ANAHEIM, Calif. -- Once Adam Kennedy and Anaheim broke out their own Thunder Stix, there was no doubt -- the Angels were going to the World Series for the first time.
Kennedy hit his third homer of the game in the seventh inning Sunday and the Angels erupted for a 13-5 victory over the Minnesota Twins to win the AL championship series in five games.
His final homer brought Anaheim back from a 5-3 deficit in a 10-run inning and made him just the fifth player to homer three times in a postseason game.
"Oh, man. This is tremendous," Kennedy said. "We worked hard the last few years to bring it all together and we finally got it done."
The Angels, who joined the major leagues in 1961, blew past the New York Yankees to win their first-round series 3-1, then humiliated a Twins team in a seventh inning that saw 15 Anaheim batters come to the plate against Santana, J.C. Romero, LaTroy Hawkins and Bob Wells. The 10 runs tied the postseason record.
Anaheim, which had been one of only seven major league franchises without a pennant, will open at home Saturday against the NL champion, either San Francisco or St. Louis.
"It's the biggest game of my life," said Kennedy, who has 23 regular-season homers in his career and four in this year's playoffs. "I'm going to enjoy this for a while and then get back to work."
Twice before, the Angels had been one victory away from the World Series, but failed to make it. They lost three straight games to Milwaukee in 1982 and three in a row to Boston four years later, when they were one strike away before Dave Henderson's home run off Donnie Moore.

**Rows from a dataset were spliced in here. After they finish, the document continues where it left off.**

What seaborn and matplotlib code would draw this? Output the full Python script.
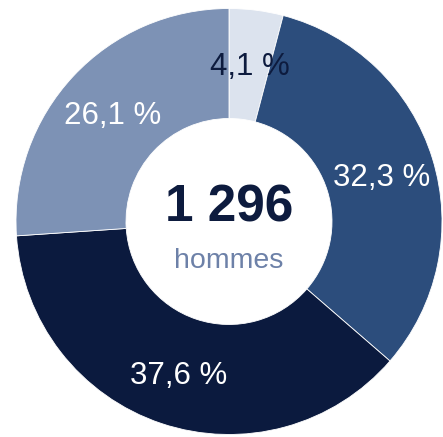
import matplotlib
matplotlib.use("Agg")
import matplotlib.pyplot as plt
import seaborn as sns

categories = ["A", "B", "C", "D"]
values = [4.1, 32.3, 37.6, 26.1]
value_labels = ["4,1 %", "32,3 %", "37,6 %", "26,1 %"]
colors = ["#dce3ee", "#2c4d7c", "#0b1a3e", "#7d92b5"]
label_colors = ["#0d1b3e", "white", "white", "white"]
total_value = "1 296"
total_label = "hommes"

sns.set_theme(style="white")
plt.rcParams["font.family"] = ["Liberation Sans", "DejaVu Sans"]

W, H = 443, 437
fig = plt.figure(figsize=(W / 100, H / 100), dpi=100)
ax = fig.add_axes([0, 0, 1, 1])

cx, cy = 229.0, H - 221.5
R = 213
r_in = 103

wedges, texts, autotexts = ax.pie(
    values,
    colors=colors,
    startangle=90,
    counterclock=False,
    center=(cx, cy),
    radius=R,
    autopct=lambda p: "",
    pctdistance=0.748,
    wedgeprops=dict(width=R - r_in, edgecolor="#ffffff", linewidth=0.6),
    frame=True,
)
ax.set_xlim(0, W)
ax.set_ylim(0, H)
ax.set_aspect("equal")
ax.axis("off")

for t, lab, col in zip(autotexts, value_labels, label_colors):
    t.set_text(lab)
    t.set_color(col)
    t.set_fontsize(22.5)
    t.set_va("center_baseline")
    t.set_ha("center")

ax.text(cx, cy + 13, total_value, ha="center", va="center",
        fontsize=37, fontweight="bold", color="#0d1b3e")
ax.text(cx, cy - 40, total_label, ha="center", va="center",
        fontsize=20.5, color="#6d81a8")

fig.savefig("out.png", dpi=100, facecolor="white")
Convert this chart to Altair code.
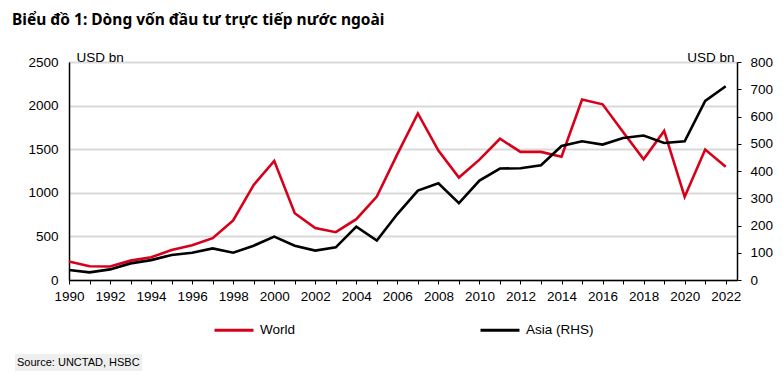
import altair as alt
import pandas as pd

years = list(range(1990, 2023))
world = [212, 158, 155, 222, 260, 343, 398, 480, 683, 1090, 1366, 766, 597, 548, 698, 956,
         1443, 1910, 1485, 1175, 1380, 1620, 1469, 1469, 1414, 2069, 2015, 1698, 1385, 1710,
         954, 1496, 1298]
asia = [37, 28, 39, 61, 73, 92, 100, 116, 100, 126, 159, 126, 108, 120, 196, 145,
        242, 328, 355, 282, 365, 409, 410, 421, 492, 509, 497, 521, 530, 503,
        509, 657, 711]

series_names = ["World", "Asia (RHS)"]
series_colors = ["#D7001A", "#000000"]

df_w = pd.DataFrame({"year": years, "value": world, "series": series_names[0]})
df_a = pd.DataFrame({"year": years, "value": asia, "series": series_names[1]})

FONT = "Liberation Sans Narrow, Arial Narrow, Liberation Sans, Arial"
FS = 13.5

color = alt.Color(
    "series:N",
    scale=alt.Scale(domain=series_names, range=series_colors),
    legend=alt.Legend(
        title=None, orient="none", legendX=144, legendY=247, direction="horizontal",
        columns=2, columnPadding=178, symbolType="stroke", symbolStrokeWidth=3,
        symbolSize=1521, labelFont=FONT, labelFontSize=FS, labelColor="#000",
        labelOffset=5, padding=0,
    ),
)

xenc = alt.X(
    "year:Q",
    scale=alt.Scale(domain=[1990, 2022.55], nice=False, zero=False),
    axis=alt.Axis(
        title=None, values=years, format="d",
        labelExpr="datum.value % 2 == 0 ? datum.label : ''",
        tickSize=4, tickColor="#000", tickWidth=1, grid=False,
        labelFont=FONT, labelFontSize=FS, labelColor="#000", labelPadding=5,
        domainColor="#000", domainWidth=1.5, labelFlush=False,
    ),
)

left = alt.Chart(df_w).mark_line(strokeWidth=2.6).encode(
    x=xenc,
    y=alt.Y(
        "value:Q",
        scale=alt.Scale(domain=[0, 2500], nice=False),
        axis=alt.Axis(
            orient="left", values=[0, 500, 1000, 1500, 2000, 2500], ticks=False,
            format="d",
            grid=True, gridColor="#d9d9d9", gridWidth=2,
            labelFont=FONT, labelFontSize=FS, labelColor="#000", labelPadding=11,
            domainColor="#000", domainWidth=1.5,
            title="USD bn", titleAngle=0, titleAlign="left", titleBaseline="alphabetic",
            titleX=7, titleY=-1, titleFont=FONT, titleFontSize=FS,
            titleFontWeight="normal", titleColor="#000",
        ),
    ),
    color=color,
)

right = alt.Chart(df_a).mark_line(strokeWidth=2.6).encode(
    x=xenc,
    y=alt.Y(
        "value:Q",
        scale=alt.Scale(domain=[0, 800], nice=False),
        axis=alt.Axis(
            orient="right", values=[0, 100, 200, 300, 400, 500, 600, 700, 800],
            format="d",
            ticks=True, tickSize=4, tickColor="#000", grid=False,
            labelFont=FONT, labelFontSize=FS, labelColor="#000", labelPadding=9,
            domainColor="#000", domainWidth=1.5,
            title="USD bn", titleAngle=0, titleAlign="right", titleBaseline="alphabetic",
            titleX=-3, titleY=-1, titleFont=FONT, titleFontSize=FS,
            titleFontWeight="normal", titleColor="#000",
        ),
    ),
    color=color,
)

src_bg = alt.Chart(pd.DataFrame({"k": [0]})).mark_rect(color="#efefef").encode(
    x=alt.value(-54), x2=alt.value(73), y=alt.value(292), y2=alt.value(309)
)
src = alt.Chart(pd.DataFrame({"t": ["Source: UNCTAD, HSBC"]})).mark_text(
    align="left", baseline="middle", font=FONT, fontSize=11, color="#000"
).encode(text="t:N", x=alt.value(-52), y=alt.value(300.5))

chart = (
    alt.layer(left, right, src_bg, src)
    .resolve_scale(y="independent")
    .properties(
        width=668, height=218,
        autosize=alt.AutoSizeParams(type="none"),
        padding={"left": 61, "top": 54, "right": 39, "bottom": 95},
        title=alt.TitleParams(
            "Biểu đồ 1: Dòng vốn đầu tư trực tiếp nước ngoài",
            anchor="start", frame="group", dx=-57, dy=-12, offset=10,
            font="Noto Sans", fontSize=15.5, fontWeight="bold", color="#000",
        ),
    )
    .configure_view(stroke=None)
    .configure(background="white")
)

chart.save("out.html", embed_options={"renderer": "svg", "actions": False})
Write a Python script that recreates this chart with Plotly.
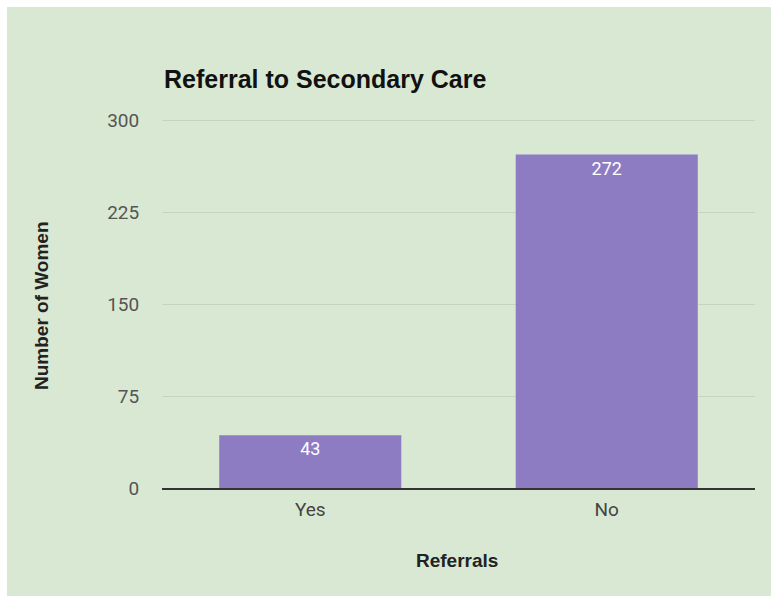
import plotly.graph_objects as go

# Chart data
categories = ["Yes", "No"]
women_counts = [43, 272]
y_ticks = [0, 75, 150, 225, 300]

W, H = 771, 596
ML, MR, MT, MB = 162, 16, 119, 108
PW, PH = W - ML - MR, H - MT - MB

BG = "#d9e8d3"
BAR = "#8e7cc3"
TICK_FONT = "Roboto, Arial, sans-serif"
HEAD_FONT = "Arial, Liberation Sans, sans-serif"


def px_x(px):
    return (px - ML) / PW


def px_y(py):
    return (H - MB - py) / PH


fig = go.Figure(
    go.Bar(
        x=categories,
        y=women_counts,
        marker=dict(color=BAR, line=dict(width=0)),
        text=[str(v) for v in women_counts],
        textposition="inside",
        insidetextanchor="end",
        textfont=dict(family=TICK_FONT, size=18, color="white"),
        cliponaxis=False,
    )
)

fig.update_layout(
    width=W,
    height=H,
    margin=dict(l=ML, r=MR, t=MT, b=MB, pad=0),
    paper_bgcolor="white",
    plot_bgcolor=BG,
    bargap=0.386,
    showlegend=False,
    shapes=[
        dict(
            type="rect",
            xref="paper",
            yref="paper",
            x0=px_x(7),
            x1=px_x(W + 2),
            y0=px_y(H + 2),
            y1=px_y(7),
            fillcolor=BG,
            line=dict(width=0),
            layer="below",
        )
    ],
    annotations=[
        dict(
            text="<b>Referral to Secondary Care</b>",
            xref="paper",
            yref="paper",
            x=px_x(162),
            y=px_y(79),
            xanchor="left",
            yanchor="middle",
            showarrow=False,
            font=dict(family=HEAD_FONT, size=25, color="#111"),
        ),
        dict(
            text="<b>Referrals</b>",
            xref="paper",
            yref="paper",
            x=px_x(457),
            y=px_y(560),
            xanchor="center",
            yanchor="middle",
            showarrow=False,
            font=dict(family=HEAD_FONT, size=19, color="#222"),
        ),
        dict(
            text="<b>Number of Women</b>",
            xref="paper",
            yref="paper",
            x=px_x(41),
            y=px_y(306),
            xanchor="center",
            yanchor="middle",
            textangle=-90,
            showarrow=False,
            font=dict(family=HEAD_FONT, size=19, color="#222"),
        ),
    ],
)

fig.update_xaxes(
    tickfont=dict(family=TICK_FONT, size=19, color="#444"),
    showline=True,
    linecolor="#333",
    linewidth=1.5,
    ticks="outside",
    ticklen=3,
    tickcolor="rgba(0,0,0,0)",
    showgrid=False,
)

fig.update_yaxes(
    range=[0, 301],
    tickvals=y_ticks,
    ticktext=[str(v) for v in y_ticks],
    tickfont=dict(family=TICK_FONT, size=19, color="#555"),
    showgrid=True,
    gridcolor="#c4d4be",
    gridwidth=1,
    zeroline=False,
    ticks="outside",
    ticklen=18,
    tickcolor="rgba(0,0,0,0)",
    showline=False,
)

fig.write_html("out.html")
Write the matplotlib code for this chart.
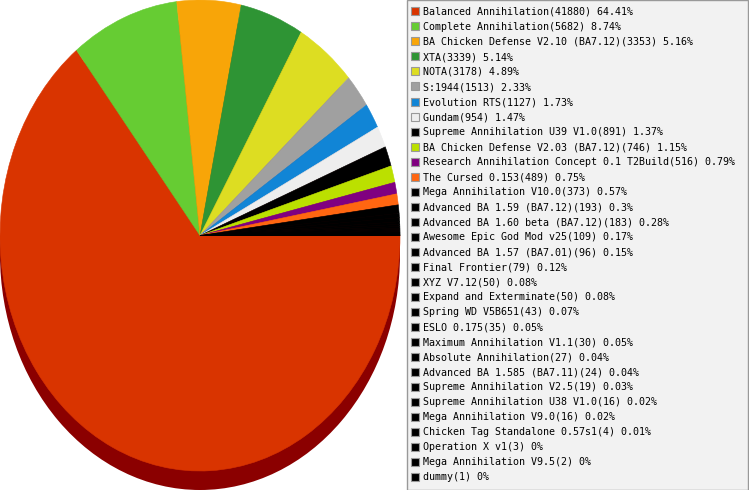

Founding owner Gene Autry, who died in 1998, never got to fulfill his dream of watching his team in a World Series game.
When David Eckstein caught the final out -- just as he did in the division series -- he ran over to Kennedy and tapped gloves, then danced with Tim Salmon.
The Angels jumped on each other in a mob between first base and the mound. Fans cheered as Salmon, the team's senior member, ran around with the AL championship trophy. Closer Troy Percival, in his undershirt, joined teammates for a lap around the field.
"It does more than validate how good these guys are," Angels manager Mike Scioscia said.
After losing Tuesday's opener at the Metrodome, the wild-card Angels won four in a row. And they did it against one of baseball's great survivors.
Anticipating their team finally would ascend to the Series, some fans showed up dressed as angels, complete with wings. Others held their "rally monkeys" and, fittingly, the pitcher who started the game that put the team in the World Series is called "Ape" by his teammates -- Kevin Appier.
Through it all, they pounded together their Thunder Stix, long plastic batons that filled Edison Field with a steady drumbeat.
The Twins, who made the playoffs after surviving the attempt by baseball players to fold them, had had won six straight postseason games when facing elimination, including two games in the first round against Oakland.